Craftsman Garage Opener - indicator LED
Craftsman Garage Opener – indicator LED

In addition to indicating various programming states, it also lights when the opener’s radio receives a transmission from one of the remote controls. The LED was flickering continuously, showing that something was hosing the receiver with RF.

We have three remotes: one in the car, one on my bike, and one in the back room overlooking the garage. None of them worked reliably, suggesting the RF interference was clobbering their transmissions.

Disabling the remotes by removing their batteries (which were all good) also stopped the interference. Reinstalling the batteries one-by-one identified the rogue opener:

Craftsman Garage Opener - remote innards
Craftsman Garage Opener – remote innards

The slip of paper let me isolate the battery terminal and stick a milliammeter in the circuit, which showed the remote was drawing about 1.5 mA continuously. I thought one of the pushbutton switches had gone flaky, but swapping an unused one for the main door switch had no effect.

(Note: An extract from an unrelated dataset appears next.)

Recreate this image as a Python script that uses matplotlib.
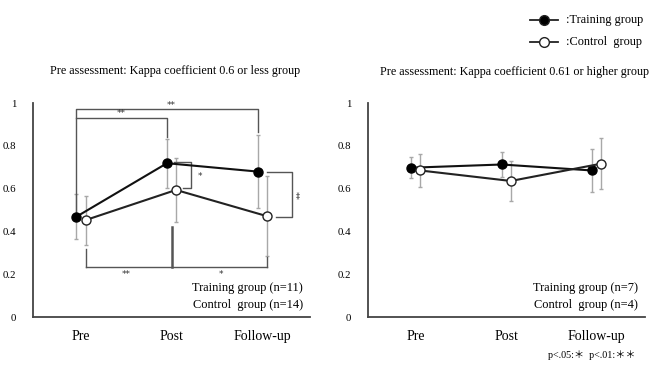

I lost track of which remote it was, but it lived in the car or the back room for all its life, so it hasn’t suffered extreme environmental stress. I have no idea why it would fail late one night, although I admit to not monitoring the LED on a regular basis. For whatever it’s worth, in the weeks leading up to the failure, activating the opener sometimes required two pokes at the remote, but nothing bad enough to prompt any further investigation.

A new cheap knockoff remote arrived in few days and it’s all good.

Protip: different openers, even from the same company, use different RF frequencies. For Craftsman openers, the color of the LEARN button is the key to the frequency; purple = 139.53753 MHz.